There are varying opinions on this issue. Below are two professional opinions that point out practical reasons for application of land use regulation as a matter of health, safety, and future commercial value of the property.
An October 12, 2000 U.S. Department of Interior Regional Solicitor’s Opinion (BIA:AK.0729)
“… it is in the allotment owners own commercial self-interest to voluntarily comply with the state laws relating to subdivisions, so that prospective purchasers will be encouraged and enabled to do business with him or her. A Plat cannot be recorded unless it is approved by the platting authority, and it will not be approved unless it includes appropriate dedications.”
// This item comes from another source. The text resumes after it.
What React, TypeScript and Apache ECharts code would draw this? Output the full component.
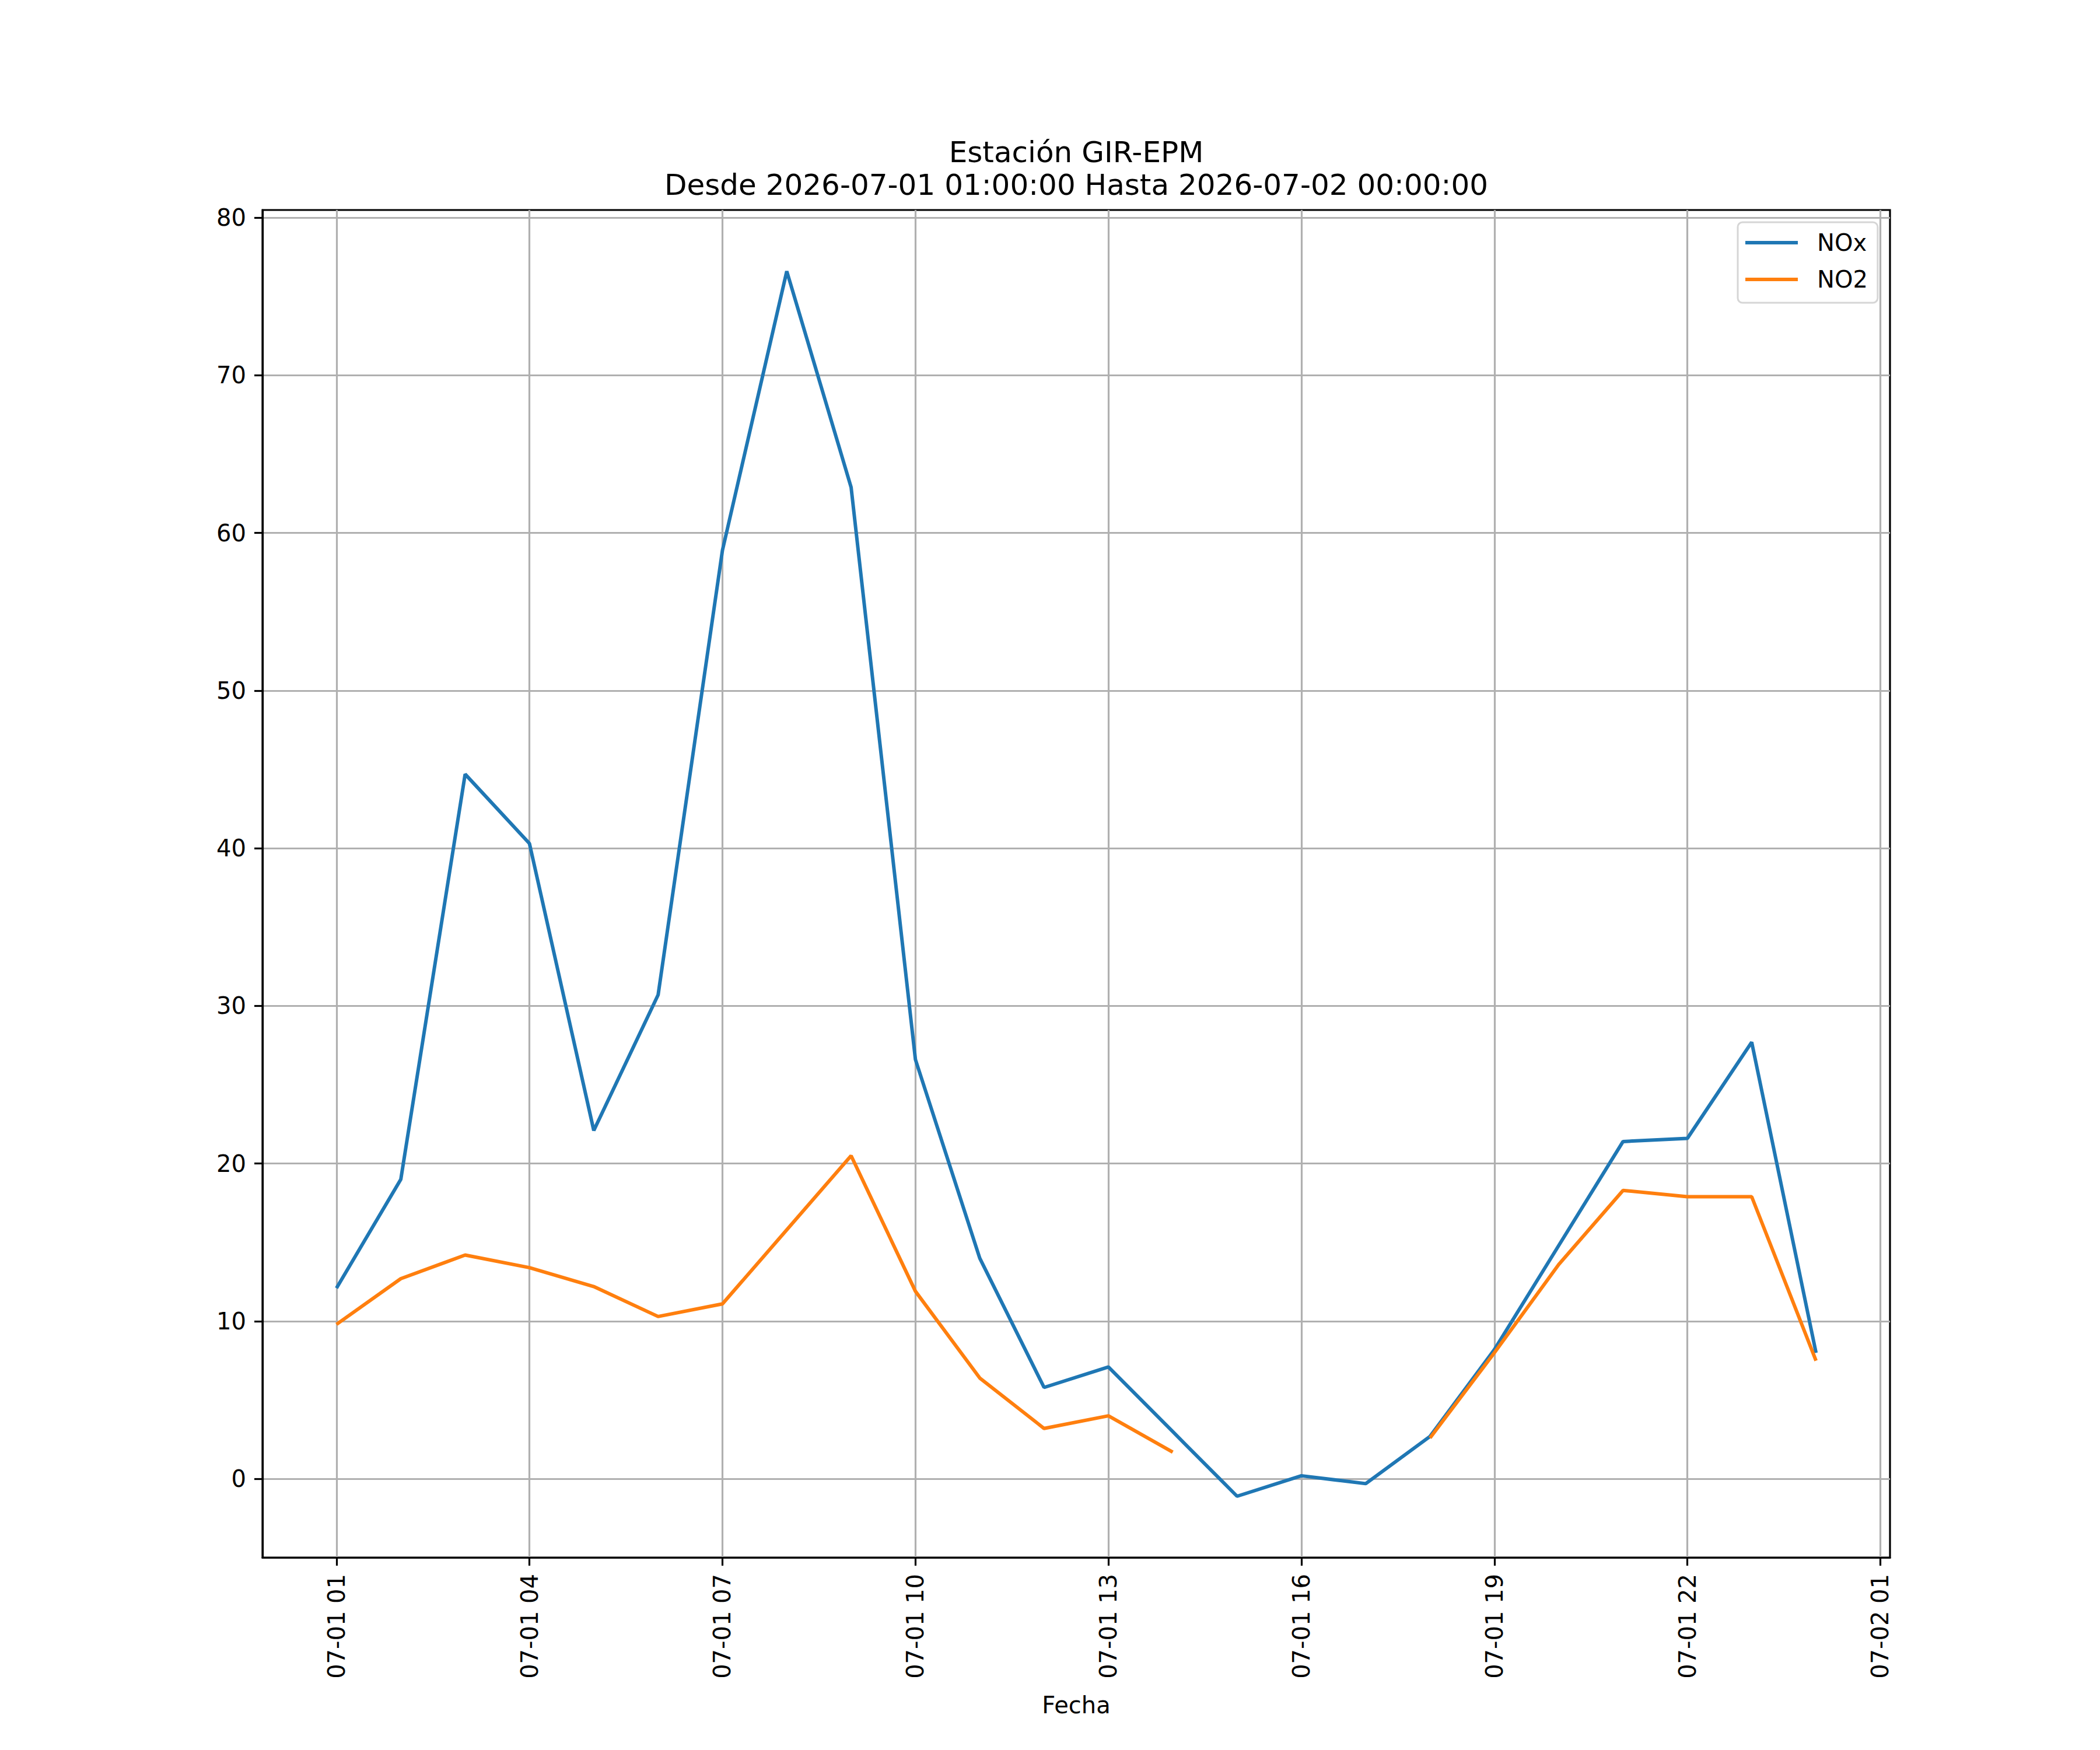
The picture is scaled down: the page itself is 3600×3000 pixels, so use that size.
import React, { useEffect, useRef } from 'react';
import * as echarts from 'echarts';

// horas del 2026-07-01 (24 = 2026-07-02 00:00)
const hours = [1, 2, 3, 4, 5, 6, 7, 8, 9, 10, 11, 12, 13, 14, 15, 16, 17, 18, 19, 20, 21, 22, 23, 24];
const noxValues = [12.1, 19.0, 44.7, 40.3, 22.1, 30.7, 58.9, 76.6, 62.9, 26.6, 14.0, 5.8, 7.1, 3.0, -1.1, 0.2, -0.3, 2.7, 8.2, 14.8, 21.4, 21.6, 27.7, 8.0];
const no2Values = [9.8, 12.7, 14.2, 13.4, 12.2, 10.3, 11.1, 15.8, 20.5, 11.9, 6.4, 3.2, 4.0, 1.7, null, null, null, 2.6, 8.0, 13.6, 18.3, 17.9, 17.9, 7.5];

const xTickHours = [1, 4, 7, 10, 13, 16, 19, 22, 25];
const xTickLabels = ['07-01 01', '07-01 04', '07-01 07', '07-01 10', '07-01 13', '07-01 16', '07-01 19', '07-01 22', '07-02 01'];
const yTicks = [0, 10, 20, 30, 40, 50, 60, 70, 80];

const titleLines = ['Estación GIR-EPM', 'Desde 2026-07-01 01:00:00 Hasta 2026-07-02 00:00:00'];

const FONT = 'DejaVu Sans';

const App: React.FC = () => {
  const chartRef = useRef<HTMLDivElement>(null);

  useEffect(() => {
    if (!chartRef.current) return;
    const chart = echarts.init(chartRef.current, null, { renderer: 'svg' });

    // margen 5% como matplotlib
    const xPad = (hours[hours.length - 1] - hours[0]) * 0.05;
    const allY = [...noxValues, ...no2Values].filter((v): v is number => v !== null);
    const yLo = Math.min(...allY);
    const yHi = Math.max(...allY);
    const yPad = (yHi - yLo) * 0.05;

    const toPairs = (vals: (number | null)[]) =>
      hours.map((h, i) => [h, vals[i] === null ? '-' : vals[i]]);

    const gridLine = { show: true, lineStyle: { color: '#b0b0b0', width: 3.2 } };

    chart.setOption({
      animation: false,
      backgroundColor: '#ffffff',
      title: {
        text: titleLines.join('\n'),
        left: 1845,
        top: 233,
        padding: 0,
        textAlign: 'center',
        textStyle: { fontFamily: FONT, fontSize: 50, fontWeight: 'normal', color: '#000', lineHeight: 56 },
      },
      legend: {
        orient: 'vertical',
        left: 2979,
        top: 381,
        padding: [15, 17, 20, 13],
        itemWidth: 90,
        itemHeight: 6,
        itemGap: 23,
        icon: 'rect',
        backgroundColor: '#ffffff',
        borderColor: '#d6d6d6',
        borderWidth: 3,
        borderRadius: 8,
        textStyle: { fontFamily: FONT, fontSize: 40, color: '#000', lineHeight: 40, padding: [0, 0, 0, 28] },
        data: ['NOx', 'NO2'],
      },
      grid: {
        left: 450,
        top: 360,
        width: 2790,
        height: 2310,
        show: true,
        borderColor: '#000',
        borderWidth: 3.2,
        backgroundColor: 'transparent',
      },
      xAxis: {
        type: 'value',
        min: hours[0] - xPad,
        max: hours[hours.length - 1] + xPad,
        name: 'Fecha',
        nameLocation: 'middle',
        nameGap: 233,
        nameTextStyle: { fontFamily: FONT, fontSize: 40, color: '#000', verticalAlign: 'top' },
        axisLine: { show: true, onZero: false, lineStyle: { color: '#000', width: 3.2 } },
        axisTick: { show: true, length: 14, customValues: xTickHours, lineStyle: { color: '#000', width: 3.2 } },
        axisLabel: {
          show: true,
          rotate: 90,
          margin: 28,
          customValues: xTickHours,
          fontFamily: FONT,
          fontSize: 40,
          color: '#000',
          formatter: (v: number) => xTickLabels[xTickHours.indexOf(Math.round(v))] ?? '',
        },
        splitLine: { ...gridLine, customValues: xTickHours },
      },
      yAxis: {
        type: 'value',
        min: yLo - yPad,
        max: yHi + yPad,
        axisLine: { show: true, onZero: false, lineStyle: { color: '#000', width: 3.2 } },
        axisTick: { show: true, length: 14, customValues: yTicks, lineStyle: { color: '#000', width: 3.2 } },
        axisLabel: {
          show: true,
          margin: 28,
          customValues: yTicks,
          fontFamily: FONT,
          fontSize: 40,
          color: '#000',
          formatter: (v: number) => String(Math.round(v)),
        },
        splitLine: { ...gridLine, customValues: yTicks },
      },
      series: [
        {
          name: 'NOx',
          type: 'line',
          data: toPairs(noxValues),
          showSymbol: false,
          connectNulls: false,
          color: '#1f77b4',
          lineStyle: { color: '#1f77b4', width: 6 },
        },
        {
          name: 'NO2',
          type: 'line',
          data: toPairs(no2Values),
          showSymbol: false,
          connectNulls: false,
          color: '#ff7f0e',
          lineStyle: { color: '#ff7f0e', width: 6 },
        },
      ],
    });

    return () => {
      chart.dispose();
    };
  }, []);

  return (
    <div
      ref={chartRef}
      style={{ position: 'absolute', left: 0, top: 0, width: 3600, height: 3000, background: '#fff' }}
    />
  );
};

export default App;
A similar notion had been stated in a letter dated October 10, 1983 from then Director of the State Department of Natural Resources, Tom Hawkins, to Assistant Attorney General Laura L. Davis, wherein he relayed his prior experience as chairman of the Dillingham Planning Commission as follows:
“Your proposal to pursue an agreement with federal officials has merit.” “… we stopped short of answering the “authority” question and agreed that for consistency purposes and downstream marketability reasons, it was in BIA’s and the allottees’ best interest to conform to local platting standards. The BIA agreed and offered all of its plats for commission review.”
[Editor's note: 25 CFR 1.4 (b) authorizes the Secretary of Interior to adopt or make applicable local regulation regarding use of, and restrictions or limitations on the use of Indian lands.]
Bureau of Indian Affairs (BIA) regulations, 25 CFR 1.4, say that zoning and other regulations are not applicable to property leased from, held, or used under agreement with and belonging to any Indian or Indian tribe that is held in trust by the United States or is subject to a restriction against alienation imposed by the United States.
In a 1994 letter to the City of Quinhagak, the Department of Community and Regional Affairs concluded that the city has the authority to condemn a certified Native allotment, subject to the city enacting an ordinance and following the condemnation procedures outlined in AS 09.55.240 - 460.